Sounds from Egypt

For our honeymoon, my wife and I went to Egypt. I hadn’t been outside of the US much, so this was of course an amazing experience for me. We first went on a Nile cruise, where we pretty much toured ruins every day, Then to Sharm el Sheik, where we pretty much lay on beaches all day. It was pretty awesome. I think the part we enjoyed most was probably the ruins. As wonderful as being in the sun on an inexplicably beautiful beach is, it just doesn’t compare to seeing the temples of Egypt.

We pretty much toured constantly that week. The cruise liner went from town to town and there were up to three optional tours a day. I think we only missed one.

Kom Ombo Temple

Out tour guide was a man named Rabbi (pronounced “Robbie”) of Nubian decent. He was one of the best parts of the trip. He basically took us through the temples and explained the history of them and what the major portions of heiroglyps meant. There was something about the way he did it though that took it beyond what one normally experiences.

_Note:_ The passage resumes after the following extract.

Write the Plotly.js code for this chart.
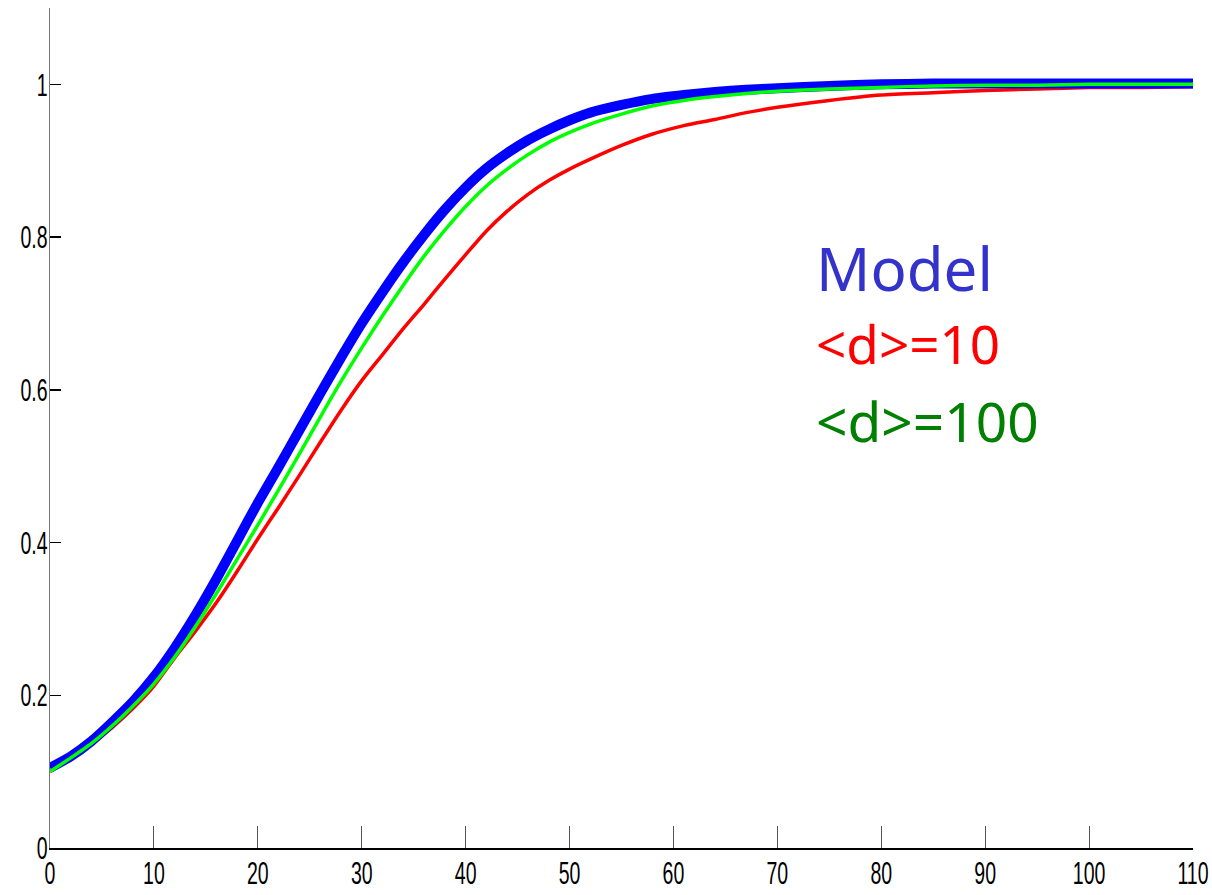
<!DOCTYPE html>
<html>
<head>
<meta charset="utf-8">
<script src="https://cdn.plot.ly/plotly-3.0.1.min.js"></script>
<style>
  html, body { margin: 0; padding: 0; background: #ffffff; }
  #chart { width: 1212px; height: 895px; }
</style>
</head>
<body>
<div id="chart"></div>
<script>
// x positions (time)
const xVals = [0, 2, 4, 6, 8, 10, 12, 14, 16, 18, 20, 22, 24, 26, 28, 30, 32, 34, 36, 38, 40,
               42, 44, 46, 48, 50, 52, 55, 58, 61, 64, 67, 70, 75, 80, 85, 90, 95, 100, 105, 110];

// Model curve
const modelY = [0.105, 0.120, 0.140, 0.165, 0.192, 0.224, 0.262, 0.305, 0.352, 0.402, 0.452,
                0.499, 0.547, 0.595, 0.642, 0.687, 0.728, 0.767, 0.803, 0.836, 0.865,
                0.890, 0.910, 0.927, 0.941, 0.953, 0.963, 0.973, 0.981, 0.986, 0.990,
                0.993, 0.995, 0.998, 1.000, 1.001, 1.001, 1.001, 1.001, 1.001, 1.001];

// <d>=10 curve
const d10Y = [0.100, 0.117, 0.136, 0.158, 0.183, 0.212, 0.249, 0.284, 0.321, 0.362, 0.405,
              0.446, 0.488, 0.531, 0.573, 0.612, 0.646, 0.680, 0.712, 0.745, 0.777,
              0.808, 0.834, 0.856, 0.874, 0.889, 0.902, 0.920, 0.935, 0.946, 0.954,
              0.963, 0.970, 0.979, 0.986, 0.989, 0.992, 0.994, 0.996, 0.996, 0.997];

// <d>=100 curve
const d100Y = [0.100, 0.118, 0.137, 0.160, 0.186, 0.215, 0.250, 0.290, 0.333, 0.378, 0.423,
               0.469, 0.516, 0.564, 0.611, 0.655, 0.697, 0.737, 0.775, 0.809, 0.840,
               0.867, 0.889, 0.908, 0.924, 0.937, 0.948, 0.961, 0.972, 0.979, 0.984,
               0.988, 0.991, 0.994, 0.996, 0.998, 0.999, 0.999, 1.000, 1.000, 1.000];

const xTicks = [0, 10, 20, 30, 40, 50, 60, 70, 80, 90, 100, 110];
const yTicks = [0, 0.2, 0.4, 0.6, 0.8, 1];
const yTickText = ['0', '0.2', '0.4', '0.6', '0.8', '1'];

const labels = ['Model', '<d>=10', '<d>=100'];
const labelColors = ['#3333cc', '#ff0000', '#008000'];

const traces = [
  { x: xVals, y: d10Y, mode: 'lines', name: labels[1],
    line: { color: '#ff0000', width: 3.5, shape: 'spline', smoothing: 0.6 } },
  { x: xVals, y: modelY, mode: 'lines', name: labels[0],
    line: { color: '#0000ff', width: 10, shape: 'spline', smoothing: 0.6 } },
  { x: xVals, y: d100Y, mode: 'lines', name: labels[2],
    line: { color: '#00ff00', width: 3.5, shape: 'spline', smoothing: 0.6 } }
];

const tickFont = { family: '"Liberation Sans", Arial, sans-serif', size: 32, color: '#000000' };
const labelFont = '"Noto Sans", "DejaVu Sans", sans-serif';

const layout = {
  width: 1212, height: 895,
  margin: { l: 50, r: 19, t: 8, b: 47 },
  paper_bgcolor: '#ffffff', plot_bgcolor: '#ffffff',
  showlegend: false,
  xaxis: {
    range: [0, 110], tickvals: xTicks, ticktext: xTicks.map(String),
    ticks: 'inside', ticklen: 22, tickwidth: 1, tickcolor: '#555555',
    showline: true, linecolor: '#000000', linewidth: 2,
    showgrid: false, zeroline: false, tickfont: tickFont, automargin: false,
    ticklabeloverflow: 'allow', ticklabelstandoff: -4
  },
  yaxis: {
    range: [0, 1.1], tickvals: yTicks, ticktext: yTickText,
    ticks: 'inside', ticklen: 11, tickwidth: 1.5, tickcolor: '#000000',
    showline: true, linecolor: '#777777', linewidth: 1,
    showgrid: false, zeroline: false, tickfont: tickFont, automargin: false,
    ticklabeloverflow: 'allow', ticklabelstandoff: -5
  },
  annotations: [
    { xref: 'paper', yref: 'paper', x: 0.668, y: 0.690, xanchor: 'left', yanchor: 'middle',
      text: labels[0], showarrow: false, font: { family: labelFont, size: 60, color: labelColors[0] } },
    { xref: 'paper', yref: 'paper', x: 0.668, y: 0.601, xanchor: 'left', yanchor: 'middle',
      text: '&lt;d&gt;=10', showarrow: false, font: { family: labelFont, size: 53, color: labelColors[1] } },
    { xref: 'paper', yref: 'paper', x: 0.668, y: 0.509, xanchor: 'left', yanchor: 'middle',
      text: '&lt;d&gt;=100', showarrow: false, font: { family: labelFont, size: 55, color: labelColors[2] } }
  ]
};

Plotly.newPlot('chart', traces, layout, { displayModeBar: false, staticPlot: true }).then(function (gd) {
  // condense tick labels horizontally (tall, narrow digits as in the reference):
  // scale each label about its own anchor point so it stays where Plotly put it
  const k = 0.61;
  gd.querySelectorAll('.xtick text, .ytick text').forEach(function (t) {
    const ax = parseFloat(t.getAttribute('x') || '0');
    const tr = t.getAttribute('transform') || '';
    t.setAttribute('transform',
      (tr + ' translate(' + ax + ',0) scale(' + k + ',1) translate(' + (-ax) + ',0)').trim());
  });
});
</script>
</body>
</html>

Maybe it was his odd, but endearing manner of speaking, his willingness to help you learn, or the way he retold the mythology (I hate that word) of the early Egyptians as if he was there. But, hearing Rabbi talk was something we looked forward to every day.

Rabbi Lecturing 1

I of course being as obsessed with sound as I am, brought a minidisc recorder along, and was happy to, on a few occasions, record Rabbi doing his thing. He even took me to a temple for prayer, (I stayed outside of course) so I could record the sounds coming from the Minorettes.

Listening back to these now, transports my mind even more than our photos (all 400 some of them) to the temples and Rabbi’s story telling.

Rabbi Lecturing 2

Here are a few bits of what I recorded while in Egypt. The first is of course Rabbi. This time, telling us the story of creation from the perspective of the early Egyptians, and explaining the sucession of the kings. The second is from outside the mosque where Rabbi brought me to record the minorettes. As you can hear, they are so close to one another that you can hear another one about two blocks away. The third is intoned prayer from the Hanging Church, which is a Coptic church and the oldest in the area. In this one you can hear our latter tour guide who kinda sucked and whom I remember very little about. (ha) Enjoy!

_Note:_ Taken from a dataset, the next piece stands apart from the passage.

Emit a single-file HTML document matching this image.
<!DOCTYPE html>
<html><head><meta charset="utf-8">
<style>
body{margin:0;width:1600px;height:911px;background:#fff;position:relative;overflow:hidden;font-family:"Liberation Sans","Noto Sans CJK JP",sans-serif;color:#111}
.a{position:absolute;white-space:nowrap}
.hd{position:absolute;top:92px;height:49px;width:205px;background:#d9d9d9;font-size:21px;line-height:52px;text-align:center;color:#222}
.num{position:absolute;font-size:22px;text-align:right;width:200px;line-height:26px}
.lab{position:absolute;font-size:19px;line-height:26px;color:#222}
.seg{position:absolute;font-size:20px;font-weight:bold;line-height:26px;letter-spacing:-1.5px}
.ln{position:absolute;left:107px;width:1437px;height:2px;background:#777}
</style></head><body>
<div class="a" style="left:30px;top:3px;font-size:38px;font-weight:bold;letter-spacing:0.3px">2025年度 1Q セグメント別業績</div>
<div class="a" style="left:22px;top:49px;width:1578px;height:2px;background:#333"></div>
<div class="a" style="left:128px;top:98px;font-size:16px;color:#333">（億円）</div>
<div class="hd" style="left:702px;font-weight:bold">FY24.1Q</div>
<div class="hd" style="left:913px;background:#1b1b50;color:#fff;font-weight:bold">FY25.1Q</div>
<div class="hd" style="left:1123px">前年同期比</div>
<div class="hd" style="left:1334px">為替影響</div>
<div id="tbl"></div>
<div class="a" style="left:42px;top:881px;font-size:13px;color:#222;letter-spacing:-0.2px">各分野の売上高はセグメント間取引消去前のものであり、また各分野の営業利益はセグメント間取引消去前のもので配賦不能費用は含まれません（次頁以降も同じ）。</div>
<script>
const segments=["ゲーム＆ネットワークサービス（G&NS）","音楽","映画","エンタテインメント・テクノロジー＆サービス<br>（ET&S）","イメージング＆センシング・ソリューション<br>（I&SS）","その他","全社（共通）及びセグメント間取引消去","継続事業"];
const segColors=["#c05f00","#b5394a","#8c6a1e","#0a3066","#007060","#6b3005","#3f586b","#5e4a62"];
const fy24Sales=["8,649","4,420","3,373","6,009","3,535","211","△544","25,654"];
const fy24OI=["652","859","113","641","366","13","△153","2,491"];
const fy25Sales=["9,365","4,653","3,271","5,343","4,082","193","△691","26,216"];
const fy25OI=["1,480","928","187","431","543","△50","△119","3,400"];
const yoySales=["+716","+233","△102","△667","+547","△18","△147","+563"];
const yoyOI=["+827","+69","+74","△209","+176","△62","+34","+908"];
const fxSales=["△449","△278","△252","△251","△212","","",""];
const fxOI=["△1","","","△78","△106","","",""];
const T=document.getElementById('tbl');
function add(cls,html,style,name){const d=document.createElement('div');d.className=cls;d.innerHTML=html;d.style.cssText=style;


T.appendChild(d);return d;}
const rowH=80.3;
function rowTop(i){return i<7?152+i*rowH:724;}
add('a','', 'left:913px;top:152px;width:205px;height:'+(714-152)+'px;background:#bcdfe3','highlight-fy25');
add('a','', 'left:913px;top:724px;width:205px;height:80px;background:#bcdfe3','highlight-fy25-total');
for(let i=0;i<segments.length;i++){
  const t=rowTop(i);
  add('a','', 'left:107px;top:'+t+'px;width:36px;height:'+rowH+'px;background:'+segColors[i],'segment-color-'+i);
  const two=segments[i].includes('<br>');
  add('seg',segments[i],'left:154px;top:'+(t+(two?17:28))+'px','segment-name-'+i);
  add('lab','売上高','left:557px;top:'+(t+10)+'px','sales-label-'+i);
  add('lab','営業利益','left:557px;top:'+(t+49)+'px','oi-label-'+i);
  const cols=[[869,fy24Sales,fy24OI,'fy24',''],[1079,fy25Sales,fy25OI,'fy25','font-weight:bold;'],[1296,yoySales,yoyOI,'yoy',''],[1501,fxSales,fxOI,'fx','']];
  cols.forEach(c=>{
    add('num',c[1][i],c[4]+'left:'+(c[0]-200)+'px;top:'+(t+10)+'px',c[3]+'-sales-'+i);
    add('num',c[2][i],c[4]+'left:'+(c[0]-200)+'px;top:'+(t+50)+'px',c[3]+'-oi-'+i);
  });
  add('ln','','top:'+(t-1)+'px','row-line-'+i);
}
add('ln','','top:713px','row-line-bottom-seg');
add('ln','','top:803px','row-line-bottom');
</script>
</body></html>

Rabbi on creation and kings

Duelling minorettes

Intoning at the Hanging Church

And of course with such good source matterial, I had to fool with it. This next track is the intoning slowed down and played backwards with delay and reverse reverb. It sounds pretty evil. I hope you enjoy it.

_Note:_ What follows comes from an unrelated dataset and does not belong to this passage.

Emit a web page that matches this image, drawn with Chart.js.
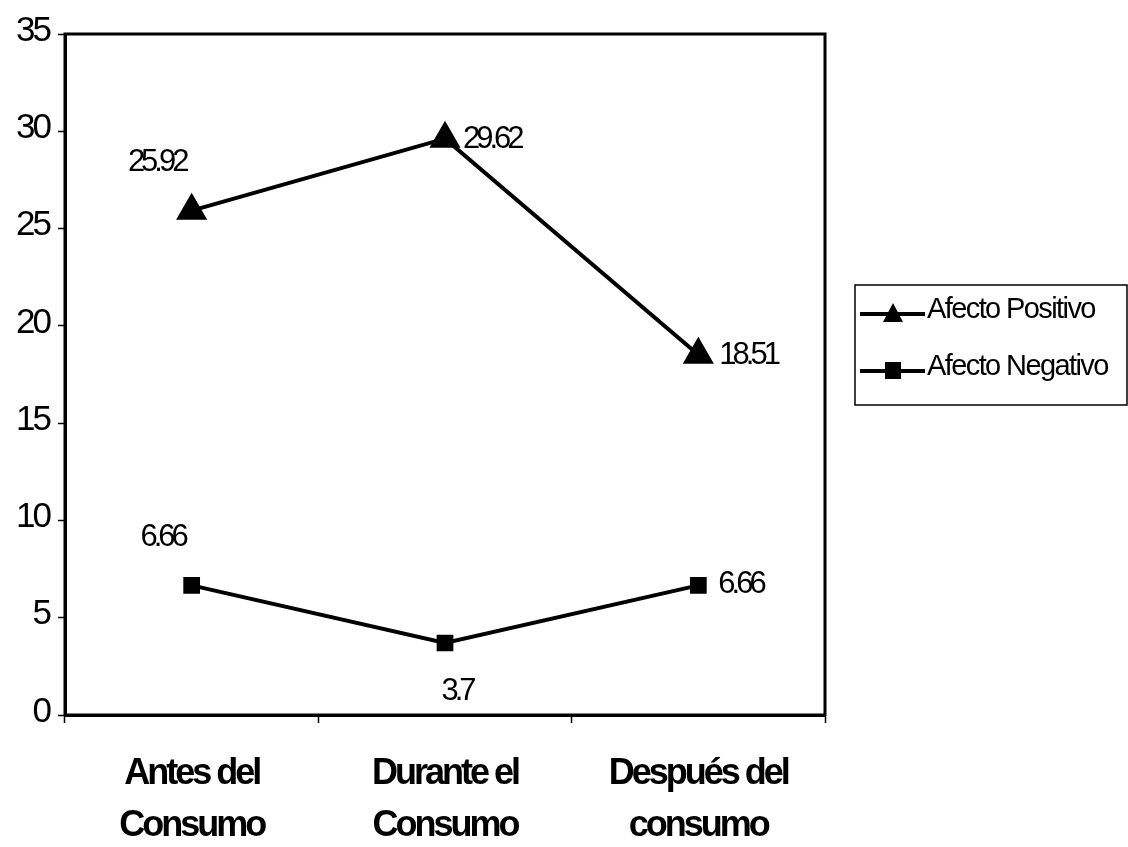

Satan speaks really slow doesn’t he?



2 Responses to “Sounds from Egypt”

  1. startlingmoniker Says:

    Egypt? I’m SO envious. What’s the sound like inside the actual tombs? Super reflective? Ken Kesey wrote about the sounds of Cairo in one of his essays, it was very interesting. If I still had the book, I’d dig it up for you.

  2. howsthatsound Says:

    the sound in the tombs was pretty reflective. the tombs with long entrance tunnels were interesting b/c of the multiple reverberations for each sound. It was difficult to listen to them, b/c in most cases the tombs were absolutely flooded with people. So between the bodies absorbing the sound and the sound of their chatter masking the reflections, they were difficult to discern. There was far more opportunity for listening to the sounds of rooms in the temples. in some cases the mosques were so close that the sound coming from the minorette bounced around the temple’s rooms in such a way that it was nearly impossible to tell which direction it was coming from.